Jadi sebaiknya “Ayo Kerja” ini diganti menjadi “Ayo Jujur” sehingga siapa saja di Negara ini berlaku jujur. Sebab diharapkan setiap hari jujur dalam bekerja demi untuk menyelamatkan uang Negara. Jika ini tidak dilakukan maka bertambah orang-orang yang tidak jujur dan itu sudah mengakar. Bahkan ketidak jujuran ini mulai berlaku pada saat anak duduk di bangku sekolah baik itu di tingkat SD, SMP, SMA dan Perguruan Tinggi. Mereka selalu nyontek atau membuka catatan kecil untuk membatunya dalam mengerjakan soal, sehingga awal mula ketidak jujuran itu mulai terasa.

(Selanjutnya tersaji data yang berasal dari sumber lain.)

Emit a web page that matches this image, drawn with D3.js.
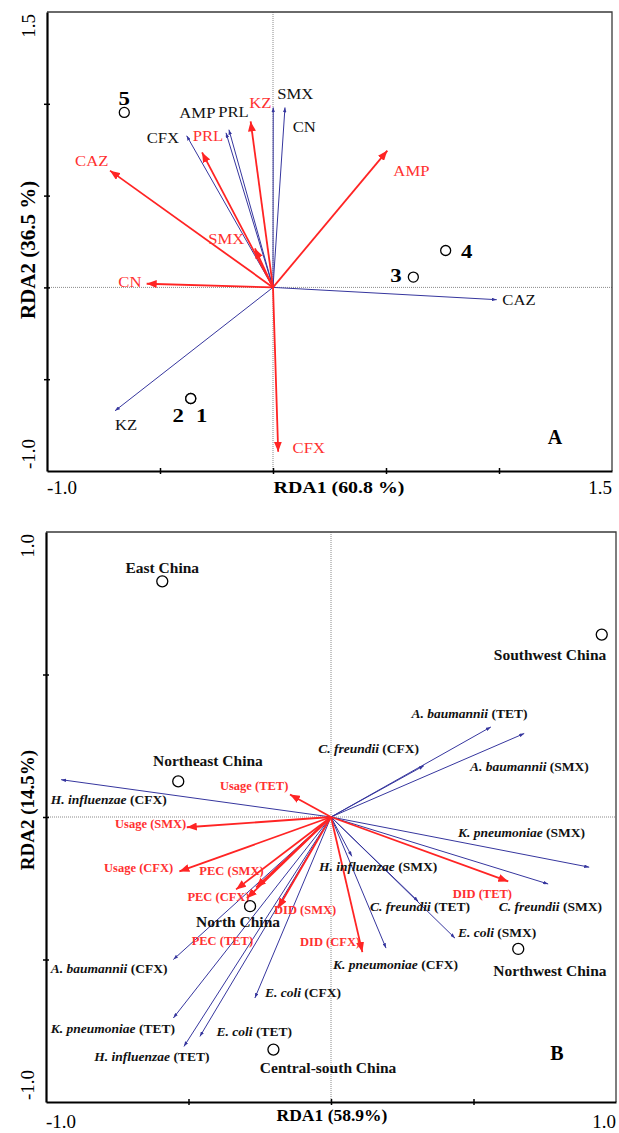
<!DOCTYPE html>
<html><head><meta charset="utf-8">
<script src="https://cdn.jsdelivr.net/npm/d3@7"></script>
<style>body{margin:0;background:#fff}svg{display:block}text{font-family:"Liberation Serif","Times New Roman",serif}</style>
</head><body>
<script>
// ---------------- DATA: Panel A ----------------
const aSpeciesLabels = ["CFX","AMP","PRL","SMX","CN","CAZ","KZ"];
const aSpeciesX = [-0.382,-0.208,-0.195,0.001,0.053,0.990,-0.699];
const aSpeciesY = [0.826,0.842,0.859,0.980,0.980,-0.067,-0.672];
const aEnvLabels = ["KZ","PRL","CAZ","SMX","AMP","CN","CFX"];
const aEnvX = [-0.099,-0.314,-0.721,-0.080,0.506,-0.559,0.023];
const aEnvY = [0.904,0.735,0.636,0.212,0.745,0.020,-0.895];
const aSiteLabels = ["1","2","3","4","5"];
const aSiteX = [-0.364,-0.364,0.621,0.764,-0.658];
const aSiteY = [-0.605,-0.605,0.056,0.201,0.953];
const aXTickLabels = ["-1.0","1.5"];
const aYTickLabels = ["-1.0","1.5"];
const aXTitle = "RDA1 (60.8 %)";
const aYTitle = "RDA2 (36.5 %)";

// ---------------- DATA: Panel B ----------------
const bSpeciesNames = ["H. influenzae","A. baumannii","A. baumannii","C. freundii","K. pneumoniae","C. freundii","H. influenzae","C. freundii","E. coli","K. pneumoniae","A. baumannii","E. coli","K. pneumoniae","E. coli","H. influenzae"];
const bSpeciesDrug = ["CFX","TET","SMX","CFX","SMX","SMX","SMX","TET","SMX","CFX","CFX","CFX","TET","TET","TET"];
const bSpeciesX = [-0.947,0.561,0.678,0.326,0.906,0.762,0.073,0.306,0.435,0.193,-0.553,-0.267,-0.553,-0.460,-0.516];
const bSpeciesY = [0.131,0.316,0.293,0.180,-0.176,-0.235,-0.138,-0.296,-0.425,-0.460,-0.500,-0.635,-0.705,-0.770,-0.805];
const bEnvLabels = ["Usage (TET)","Usage (SMX)","Usage (CFX)","PEC (SMX)","PEC (CFX)","PEC (TET)","DID (SMX)","DID (CFX)","DID (TET)"];
const bEnvX = [-0.144,-0.506,-0.532,-0.263,-0.333,-0.295,-0.186,0.110,0.622];
const bEnvY = [0.079,-0.036,-0.191,-0.247,-0.254,-0.285,-0.320,-0.474,-0.226];
const bSiteLabels = ["East China","Northeast China","Southwest China","North China","Central-south China","Northwest China"];
const bSiteX = [-0.592,-0.536,0.950,-0.284,-0.202,0.657];
const bSiteY = [0.827,0.125,0.640,-0.313,-0.816,-0.463];
const bXTickLabels = ["-1.0","1.0"];
const bYTickLabels = ["-1.0","1.0"];
const bXTitle = "RDA1 (58.9%)";
const bYTitle = "RDA2 (14.5%)";

// ---------------- LAYOUT (label nudges, px) ----------------
const aSpeciesOff = [[-40,7.7],[-46.7,-15.3],[-10.7,-12.3],[4,-8.4],[7.7,25],[5.6,5.7],[0,19.3]];
const aEnvOff = [[-1.4,-13.4],[-9.3,-11],[-35,-4.3],[-46.7,-4],[6,25],[-28.4,3.4],[14.4,1.6]];
const aSiteOff = [[11,23.4],[-12.5,23.4],[-17.5,5.3],[21,8],[0,-7.7]];
const bSpeciesOff = [[-10.3,24.7],[-79.3,-9],[-54.3,37.7],[-105.7,-12.6],[-131.3,-30],[-49.3,27.3],[-32.7,15],[-48.3,10],[3,-0.7],[-53,21.3],[-122.6,13.4],[10,-0.7],[-122.6,15],[16.7,0],[-89.7,15]];
const bEnvOff = [[-70,-4],[-71.7,0.7],[-75.3,0.7],[-56.7,-12],[-48.7,12],[-55.3,47],[-4,6],[-62.3,-6.4],[-55.6,16.7]];
const bSiteOff = [[0,-8],[29.7,-15],[-51.7,25.7],[-12,20.5],[54.7,23.4],[31.7,27.3]];

const BLUE = "#36369e", RED = "#ff2424", REDTXT = "#ff3030";

const svg = d3.select("body").append("svg").attr("width",619).attr("height",1133);
const defs = svg.append("defs");
function marker(id,color,len,hw){
  defs.append("marker").attr("id",id).attr("viewBox",`0 ${-hw} ${len} ${2*hw}`)
    .attr("refX",len).attr("refY",0).attr("markerWidth",len).attr("markerHeight",2*hw)
    .attr("markerUnits","userSpaceOnUse").attr("orient","auto")
    .append("path").attr("d",`M0,${-hw}L${len},0L0,${hw}Z`).attr("fill",color);
}
marker("mb",BLUE,5,1.8);
marker("mr",RED,10,4);

function frame(g,x,y,xt,yt,xTicks,yTicks,xTickLbl,yTickLbl,xTitle,yTitle,titleStyle){
  const [x0,x1]=x.range(), [y1,y0]=y.range();
  g.append("line").attr("x1",x(0)).attr("x2",x(0)).attr("y1",y0).attr("y2",y1)
    .attr("stroke","#8a8a8a").attr("stroke-dasharray","1,1");
  g.append("line").attr("x1",x0).attr("x2",x1).attr("y1",y(0)).attr("y2",y(0))
    .attr("stroke","#8a8a8a").attr("stroke-dasharray","1,1");
  g.append("path").attr("d",`M${x0},${y0}H${x1}V${y1}`).attr("fill","none").attr("stroke","#3a3a3a").attr("stroke-width",1.3);
  const ax = g.append("g").attr("transform",`translate(0,${y1})`)
    .call(d3.axisBottom(x).tickValues(xTicks).tickSizeOuter(0).tickFormat(""));
  ax.selectAll(".tick line").attr("y1",-3).attr("y2",3).attr("stroke-width",1.5);
  ax.select(".domain").attr("stroke-width",2.2);
  const ay = g.append("g").attr("transform",`translate(${x0},0)`)
    .call(d3.axisLeft(y).tickValues(yTicks).tickSizeOuter(0).tickFormat(""));
  ay.selectAll(".tick line").attr("x1",3).attr("x2",-3).attr("stroke-width",1.5);
  ay.select(".domain").attr("stroke-width",2.2);
  g.append("text").attr("x",x0).attr("y",xt).attr("font-size",19).text(xTickLbl[0]);
  g.append("text").attr("x",x1).attr("y",xt).attr("font-size",19).attr("text-anchor","end").text(xTickLbl[1]);
  g.append("text").attr("transform",`translate(${yt},${y1-2}) rotate(-90)`).attr("font-size",19).text(yTickLbl[0]);
  g.append("text").attr("transform",`translate(${yt},${y0+2}) rotate(-90)`).attr("font-size",19).attr("text-anchor","end").text(yTickLbl[1]);
  g.append("text").attr("transform",`translate(${titleStyle.xc},${titleStyle.xb}) scale(${titleStyle.sx},1)`)
    .attr("font-size",titleStyle.xs).attr("font-weight","bold").attr("text-anchor","middle").text(xTitle);
  g.append("text").attr("transform",`translate(${yt},${titleStyle.yc}) rotate(-90)`)
    .attr("font-size",titleStyle.ys).attr("font-weight","bold").attr("text-anchor","middle").text(yTitle);
}

function arrows(g,x,y,xs,ys,color,mk,w){
  g.selectAll(null).data(xs.map((v,i)=>[v,ys[i]])).join("line")
    .attr("x1",x(0)).attr("y1",y(0)).attr("x2",d=>x(d[0])).attr("y2",d=>y(d[1]))
    .attr("stroke",color).attr("stroke-width",w).attr("marker-end",`url(#${mk})`);
}

// ================= PANEL A =================
{
  const x = d3.scaleLinear().domain([-1,1.5]).range([47,612]);
  const y = d3.scaleLinear().domain([-1,1.5]).range([471,12]);
  const g = svg.append("g");
  frame(g,x,y,494,35,[-0.5,0,0.5,1.0],[-0.5,0,0.5,1.0],aXTickLabels,aYTickLabels,aXTitle,aYTitle,
    {xc:339,xb:493,sx:1.17,xs:17,yc:250,ys:21});
  arrows(g,x,y,aSpeciesX,aSpeciesY,BLUE,"mb",1);
  arrows(g,x,y,aEnvX,aEnvY,RED,"mr",1.8);
  const SX=1.15;
  aSpeciesLabels.forEach((l,i)=>{
    g.append("text").attr("transform",`translate(${x(aSpeciesX[i])+aSpeciesOff[i][0]},${y(aSpeciesY[i])+aSpeciesOff[i][1]}) scale(${SX},1)`)
      .attr("font-size",14.5).attr("fill","#111").text(l);
  });
  aEnvLabels.forEach((l,i)=>{
    g.append("text").attr("transform",`translate(${x(aEnvX[i])+aEnvOff[i][0]},${y(aEnvY[i])+aEnvOff[i][1]}) scale(${SX},1)`)
      .attr("font-size",14.5).attr("fill",REDTXT).text(l);
  });
  aSiteLabels.forEach((l,i)=>{
    g.append("circle").attr("cx",x(aSiteX[i])).attr("cy",y(aSiteY[i])).attr("r",5)
      .attr("fill","#fff").attr("stroke","#000").attr("stroke-width",1.3);
    g.append("text").attr("transform",`translate(${x(aSiteX[i])+aSiteOff[i][0]},${y(aSiteY[i])+aSiteOff[i][1]}) scale(1.2,1)`)
      .attr("font-size",19).attr("font-weight","bold").attr("text-anchor","middle").text(l);
  });
  g.append("text").attr("x",555).attr("y",444).attr("font-size",20).attr("font-weight","bold")
    .attr("text-anchor","middle").text("A");
}

// ================= PANEL B =================
{
  const x = d3.scaleLinear().domain([-1,1]).range([46,616]);
  const y = d3.scaleLinear().domain([-1,1]).range([1102,532]);
  const g = svg.append("g");
  frame(g,x,y,1128,34,[-0.5,0,0.5],[-0.5,0,0.5],bXTickLabels,bYTickLabels,bXTitle,bYTitle,
    {xc:332,xb:1121,sx:1,xs:17.5,yc:810,ys:19});
  arrows(g,x,y,bSpeciesX,bSpeciesY,BLUE,"mb",1);
  arrows(g,x,y,bEnvX,bEnvY,RED,"mr",1.8);
  bSpeciesNames.forEach((n,i)=>{
    const t = g.append("text").attr("x",x(bSpeciesX[i])+bSpeciesOff[i][0]).attr("y",y(bSpeciesY[i])+bSpeciesOff[i][1])
      .attr("font-size",13.5).attr("font-weight","bold").attr("fill","#111");
    t.append("tspan").attr("font-style","italic").text(n);
    t.append("tspan").text(" ("+bSpeciesDrug[i]+")");
  });
  bEnvLabels.forEach((l,i)=>{
    g.append("text").attr("x",x(bEnvX[i])+bEnvOff[i][0]).attr("y",y(bEnvY[i])+bEnvOff[i][1])
      .attr("font-size",12.5).attr("font-weight","bold").attr("fill",REDTXT).text(l);
  });
  bSiteLabels.forEach((l,i)=>{
    g.append("circle").attr("cx",x(bSiteX[i])).attr("cy",y(bSiteY[i])).attr("r",5.5)
      .attr("fill","none").attr("stroke","#000").attr("stroke-width",1.3);
    g.append("text").attr("x",x(bSiteX[i])+bSiteOff[i][0]).attr("y",y(bSiteY[i])+bSiteOff[i][1])
      .attr("font-size",15.5).attr("font-weight","bold").attr("text-anchor","middle").attr("fill","#111").text(l);
  });
  g.append("text").attr("x",557).attr("y",1060).attr("font-size",20).attr("font-weight","bold")
    .attr("text-anchor","middle").text("B");
}
</script>
</body></html>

Hal tersebut membuktikan bahwa ketidak jujuran ini sudah mengakar karena diawali dari anak-anak sudah tidak jujur. Ditambah lagi saat sudah menjadi pegawai negeri sipil, dan berita-berita tentang koruptor yang dihukum ringan. Hal  ini menambah semangatnya untuk berlaku tidak jujur. Padahal, kalau pemerintah ingin memberantas korupsi ini, maka tidak boleh memberikan remisi bagi para koruptor yang telah terjaring ini, karena itu berbeda dengan kasus-kasus yang lainnya.
Olehnya itu, peringatan hari kemerdekaan tahun ini perlu ada perbaikan yang signifikan lantaran bangsa ini terkesan sudah sangat “bobrok” dalam berbagai aspek. Tertutama masalah pemberatasan korupsi dan penegakan hukum. Karena ada cerita yang berkembang di tengah masyarakat bahwa hukum itu bisa dibeli, sehingga siapa yang melakukan perbuatan yang tercelah tapi karena banyak uangnya, maka itu sangat mudah untuk lolos dari jeratan hukum.
Mudah-mudahan “ayo kerja” ini benar-benar bisa diimplementasikan ke bawah karena setiap orang dan bahkan di berbagai instansi pemerintah yang ada itu terkesan kurang peduli dengan tugasnya atau kerjanya masing-masing. Padahal sudah ada aturan yang diterapkan untuk melaksanakan tugasnya atau sesuai dengan tupoksinya masing-masing. Jadi tinggal bagaimana mereka untuk melakukan pekerjaan itu agar bisa efisien dan jujur. Semoga !.